Task description: With the images removed, repeat the data below exactly.
┄┄┄┄┄┄┄┄┄┄┄┄┄┄┄┄┄┄┄┄
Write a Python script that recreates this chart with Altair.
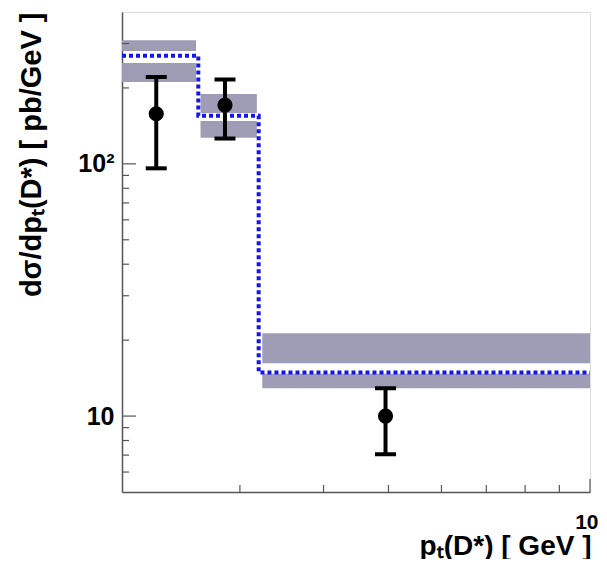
import altair as alt
import pandas as pd

# ---- data ----
# theory bands (upper and lower parts of each uncertainty box)
band_x_lo = [2.0, 2.0, 2.62, 2.62, 3.24, 3.24]
band_x_hi = [2.58, 2.58, 3.18, 3.18, 10.0, 10.0]
band_lo = [280, 211, 159, 127, 16.2, 12.9]
band_hi = [309, 251, 189, 148, 21.3, 14.7]

# theory central prediction (step line)
theo_x = [2.0, 2.6, 3.2, 10.0]
theo_y = [268, 155, 14.9, 14.9]

# data points with errors
pt_x = [2.25, 2.85, 4.95]
pt_y = [158, 171, 10.0]
pt_lo = [96, 126, 7.06]
pt_hi = [221, 216, 12.9]

# axis ticks
y_major = [10, 100]
y_minor = [6, 7, 8, 9, 20, 30, 40, 50, 60, 70, 80, 90, 200, 300]
x_major = [10]
x_minor = [3, 4, 5, 6, 7, 8, 9]

FONT = "Liberation Sans"
W, H = 468, 480

bands = pd.DataFrame({"x": band_x_lo, "x2": band_x_hi, "y": band_lo, "y2": band_hi})
theo = pd.DataFrame({"x": theo_x, "y": theo_y})
pts = pd.DataFrame({"x": pt_x, "y": pt_y, "lo": pt_lo, "hi": pt_hi})

xscale = alt.Scale(type="log", domain=[2, 10], nice=False)
yscale = alt.Scale(type="log", domain=[5, 400], nice=False)

xaxis = alt.Axis(
    values=[10], labelExpr="'10'", ticks=False, grid=False,
    domainColor="#555", domainWidth=1.5,
    labelFont=FONT, labelFontWeight="bold", labelFontSize=21, labelColor="black",
    labelPadding=19, labelFlush=True, labelFlushOffset=8,
    title="pₜ(D*) [ GeV ]", titleFont=FONT, titleFontWeight="bold", titleFontSize=28,
    titleColor="black", titleAnchor="end", titleAlign="right",
    titleX=469, titleY=62, titleBaseline="alphabetic",
)
yaxis = alt.Axis(
    values=[10, 100], labelExpr="datum.value == 100 ? '10²' : '10'", ticks=False, grid=False,
    domainColor="#555", domainWidth=1.5,
    labelFont=FONT, labelFontWeight="bold", labelFontSize=25, labelColor="black",
    labelPadding=8,
    title="dσ/dpₜ(D*) [ pb/GeV ]", titleFont=FONT, titleFontWeight="bold", titleFontSize=29,
    titleColor="black", titleAngle=270, titleAlign="right", titleX=-82, titleY=0,
    titleBaseline="alphabetic",
)

band_layer = alt.Chart(bands).mark_rect(color="#9e9db5").encode(
    x=alt.X("x:Q", scale=xscale, axis=xaxis),
    x2="x2:Q",
    y=alt.Y("y:Q", scale=yscale, axis=yaxis),
    y2="y2:Q",
)

theo_layer = alt.Chart(theo).mark_line(
    interpolate="step-after", color="#1414ec", strokeWidth=4, strokeDash=[4, 3]
).encode(x=alt.X("x:Q", scale=xscale), y=alt.Y("y:Q", scale=yscale))

err_layer = alt.Chart(pts).mark_rule(color="black", strokeWidth=4).encode(
    x=alt.X("x:Q", scale=xscale), y=alt.Y("lo:Q", scale=yscale), y2="hi:Q"
)
cap_lo = alt.Chart(pts).mark_tick(color="black", orient="horizontal", thickness=4, size=21, opacity=1).encode(
    x=alt.X("x:Q", scale=xscale), y=alt.Y("lo:Q", scale=yscale)
)
cap_hi = alt.Chart(pts).mark_tick(color="black", orient="horizontal", thickness=4, size=21, opacity=1).encode(
    x=alt.X("x:Q", scale=xscale), y=alt.Y("hi:Q", scale=yscale)
)
pt_layer = alt.Chart(pts).mark_circle(color="black", size=230, opacity=1).encode(
    x=alt.X("x:Q", scale=xscale), y=alt.Y("y:Q", scale=yscale)
)

ymaj = alt.Chart(pd.DataFrame({"v": y_major})).mark_rule(color="#555", strokeWidth=1.2).encode(
    y=alt.Y("v:Q", scale=yscale), x=alt.value(0), x2=alt.value(14)
)
ymin = alt.Chart(pd.DataFrame({"v": y_minor})).mark_rule(color="#555", strokeWidth=1.2).encode(
    y=alt.Y("v:Q", scale=yscale), x=alt.value(0), x2=alt.value(7)
)
xmaj = alt.Chart(pd.DataFrame({"v": x_major})).mark_rule(color="#555", strokeWidth=1.2).encode(
    x=alt.X("v:Q", scale=xscale), y=alt.value(H), y2=alt.value(H - 13)
)
xmin = alt.Chart(pd.DataFrame({"v": x_minor})).mark_rule(color="#555", strokeWidth=1.2).encode(
    x=alt.X("v:Q", scale=xscale), y=alt.value(H), y2=alt.value(H - 7)
)

chart = alt.layer(
    band_layer, theo_layer, err_layer, cap_lo, cap_hi, pt_layer, ymaj, ymin, xmaj, xmin
).properties(
    width=W, height=H,
    autosize=alt.AutoSizeParams(type="none"),
    padding={"left": 114, "top": 4, "right": 9, "bottom": 67},
).configure_view(
    stroke="#888", strokeWidth=1.5
).configure(background="white")

chart.save("out.html", embed_options={"renderer": "svg", "actions": False})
┄┄┄┄┄┄┄┄┄┄┄┄┄┄┄┄┄┄┄┄
Response to this task:
Write a Python script that recreates this chart with Altair.
import altair as alt
import pandas as pd

# ---- data ----
# theory bands (upper and lower parts of each uncertainty box)
band_x_lo = [2.0, 2.0, 2.62, 2.62, 3.24, 3.24]
band_x_hi = [2.58, 2.58, 3.18, 3.18, 10.0, 10.0]
band_lo = [280, 211, 159, 127, 16.2, 12.9]
band_hi = [309, 251, 189, 148, 21.3, 14.7]

# theory central prediction (step line)
theo_x = [2.0, 2.6, 3.2, 10.0]
theo_y = [268, 155, 14.9, 14.9]

# data points with errors
pt_x = [2.25, 2.85, 4.95]
pt_y = [158, 171, 10.0]
pt_lo = [96, 126, 7.06]
pt_hi = [221, 216, 12.9]

# axis ticks
y_major = [10, 100]
y_minor = [6, 7, 8, 9, 20, 30, 40, 50, 60, 70, 80, 90, 200, 300]
x_major = [10]
x_minor = [3, 4, 5, 6, 7, 8, 9]

FONT = "Liberation Sans"
W, H = 468, 480

bands = pd.DataFrame({"x": band_x_lo, "x2": band_x_hi, "y": band_lo, "y2": band_hi})
theo = pd.DataFrame({"x": theo_x, "y": theo_y})
pts = pd.DataFrame({"x": pt_x, "y": pt_y, "lo": pt_lo, "hi": pt_hi})

xscale = alt.Scale(type="log", domain=[2, 10], nice=False)
yscale = alt.Scale(type="log", domain=[5, 400], nice=False)

xaxis = alt.Axis(
    values=[10], labelExpr="'10'", ticks=False, grid=False,
    domainColor="#555", domainWidth=1.5,
    labelFont=FONT, labelFontWeight="bold", labelFontSize=21, labelColor="black",
    labelPadding=19, labelFlush=True, labelFlushOffset=8,
    title="pₜ(D*) [ GeV ]", titleFont=FONT, titleFontWeight="bold", titleFontSize=28,
    titleColor="black", titleAnchor="end", titleAlign="right",
    titleX=469, titleY=62, titleBaseline="alphabetic",
)
yaxis = alt.Axis(
    values=[10, 100], labelExpr="datum.value == 100 ? '10²' : '10'", ticks=False, grid=False,
    domainColor="#555", domainWidth=1.5,
    labelFont=FONT, labelFontWeight="bold", labelFontSize=25, labelColor="black",
    labelPadding=8,
    title="dσ/dpₜ(D*) [ pb/GeV ]", titleFont=FONT, titleFontWeight="bold", titleFontSize=29,
    titleColor="black", titleAngle=270, titleAlign="right", titleX=-82, titleY=0,
    titleBaseline="alphabetic",
)

band_layer = alt.Chart(bands).mark_rect(color="#9e9db5").encode(
    x=alt.X("x:Q", scale=xscale, axis=xaxis),
    x2="x2:Q",
    y=alt.Y("y:Q", scale=yscale, axis=yaxis),
    y2="y2:Q",
)

theo_layer = alt.Chart(theo).mark_line(
    interpolate="step-after", color="#1414ec", strokeWidth=4, strokeDash=[4, 3]
).encode(x=alt.X("x:Q", scale=xscale), y=alt.Y("y:Q", scale=yscale))

err_layer = alt.Chart(pts).mark_rule(color="black", strokeWidth=4).encode(
    x=alt.X("x:Q", scale=xscale), y=alt.Y("lo:Q", scale=yscale), y2="hi:Q"
)
cap_lo = alt.Chart(pts).mark_tick(color="black", orient="horizontal", thickness=4, size=21, opacity=1).encode(
    x=alt.X("x:Q", scale=xscale), y=alt.Y("lo:Q", scale=yscale)
)
cap_hi = alt.Chart(pts).mark_tick(color="black", orient="horizontal", thickness=4, size=21, opacity=1).encode(
    x=alt.X("x:Q", scale=xscale), y=alt.Y("hi:Q", scale=yscale)
)
pt_layer = alt.Chart(pts).mark_circle(color="black", size=230, opacity=1).encode(
    x=alt.X("x:Q", scale=xscale), y=alt.Y("y:Q", scale=yscale)
)

ymaj = alt.Chart(pd.DataFrame({"v": y_major})).mark_rule(color="#555", strokeWidth=1.2).encode(
    y=alt.Y("v:Q", scale=yscale), x=alt.value(0), x2=alt.value(14)
)
ymin = alt.Chart(pd.DataFrame({"v": y_minor})).mark_rule(color="#555", strokeWidth=1.2).encode(
    y=alt.Y("v:Q", scale=yscale), x=alt.value(0), x2=alt.value(7)
)
xmaj = alt.Chart(pd.DataFrame({"v": x_major})).mark_rule(color="#555", strokeWidth=1.2).encode(
    x=alt.X("v:Q", scale=xscale), y=alt.value(H), y2=alt.value(H - 13)
)
xmin = alt.Chart(pd.DataFrame({"v": x_minor})).mark_rule(color="#555", strokeWidth=1.2).encode(
    x=alt.X("v:Q", scale=xscale), y=alt.value(H), y2=alt.value(H - 7)
)

chart = alt.layer(
    band_layer, theo_layer, err_layer, cap_lo, cap_hi, pt_layer, ymaj, ymin, xmaj, xmin
).properties(
    width=W, height=H,
    autosize=alt.AutoSizeParams(type="none"),
    padding={"left": 114, "top": 4, "right": 9, "bottom": 67},
).configure_view(
    stroke="#888", strokeWidth=1.5
).configure(background="white")

chart.save("out.html", embed_options={"renderer": "svg", "actions": False})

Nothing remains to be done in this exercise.